15. In that regard, as noticed, it is not established at this stage that there is inherent lack of jurisdiction to the DRT or there is a statutory bar and as such there is violation of statute nor is any prejudice evident in that regard. Further, in a circumstance where huge amounts are claimed to be due and an OA seeking recovery certificate is filed before the DRT, notwithstanding the other proceedings that are initiated, the present OA seeking recovery certificate will only result in determination of the claim and not a parallel execution proceedings at this stage even if the DRAT does not interfere. As such, the proceedings or the action cannot also be termed as arbitrary, unreasonable and unfair at this stage so as to enable this Court to exercise its discretion under Article 226 or 227 of the Constitution nor any injustice is seen to have been caused so as to remove the self imposed restriction.

16. Therefore, if the enactment of the RDDB Act with a view to provide; a special procedure for recovery of debts due to financial institutions and the hierarchy of appeal provided therein as observed in the case of Punjab National Banks(supra) and the observations made in the case ofT.P.Vishnu Kumar(supra) with regard to there being no justification to invoke the jurisdiction under Article 226 of the Constitution due to the availability of the mechanism of appeal under Section 20 of the RDDB Act is kept in view and that too when such observation is made in a circumstance where the rejection of an interlocutory application was the issue therein, certainly there would be no justification for this Court to entertain these writ petitions any further.

17. The learned Senior Counsel for the petitioners also contended that the appelate remedy cannot be considered as efficacious in view of the pre-deposit as contemplated under Section 21 of the RDDB Act. However as rightly pointed out by the learned Senior Counsel for the respondents, the pre-deposit as contemplated therein is of the amount of debt due, as determined by the DRT under Section 19 of the Act. Such determination has not taken place and the deposit at this stage will not arise.

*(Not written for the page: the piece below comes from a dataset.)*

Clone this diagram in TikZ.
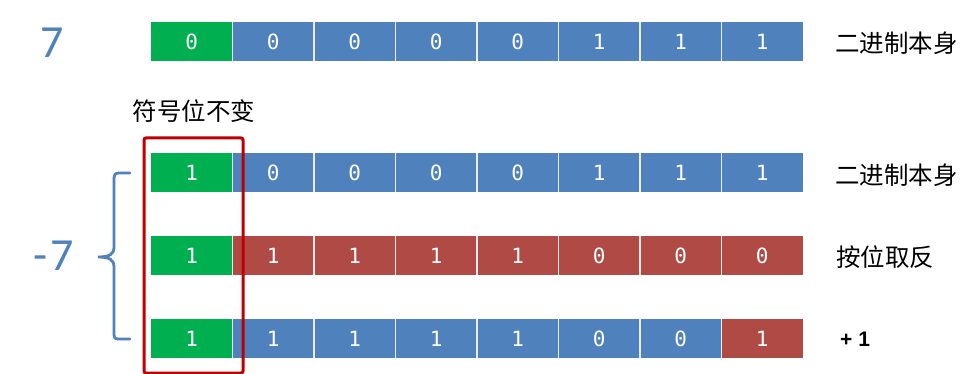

18. One other contention raised by the learned Senior Counsel for the petitioners is that the respondents herein were before this Court on an earlier occasion by filing writ petition arising out of the very same proceedings and as such the instant writ petitions should also be entertained. In that regard, it is not in dispute that the respondent Banks herein had filed writ petitions in W.P.No.38870/2013 and connected petitions before this Court, What is however to be noticed is that they had not sought adjudication of the correctness or otherwise of the orders passed by the DRT. The prayer made in those petitions was for issue of writ in the nature of Mandamus, directing the DRT to hear and dispose of the Interlocutory Applications filed by Banks in O.A.No.766/2013. No doubt true that this Court while directing notice to the respondents therein had also granted an interim order which was certainly in the interest of rendering justice and protecting public interest which is an exception. That is so, since a huge claim of public money was pending and sale of assets would have been against public interest. Even that be the position, the rival contentions were not decided by this Court, but the writ petitions were disposed of on 13.11.2013 by allowing the DRT to fix its own time frame and dispose of the applications in an expeditious manner. Hence the same cannot provide parity to the petitioners herein to seek that these petitions ale to be entertained by this Court.

19. For all the aforestated reasons, these petitions are disposed of by reserving liberty to the petitioners to avail their remedy of appeal. .MI contentions on merits are left open to be urged in the appeal. Parties to bear their own costs.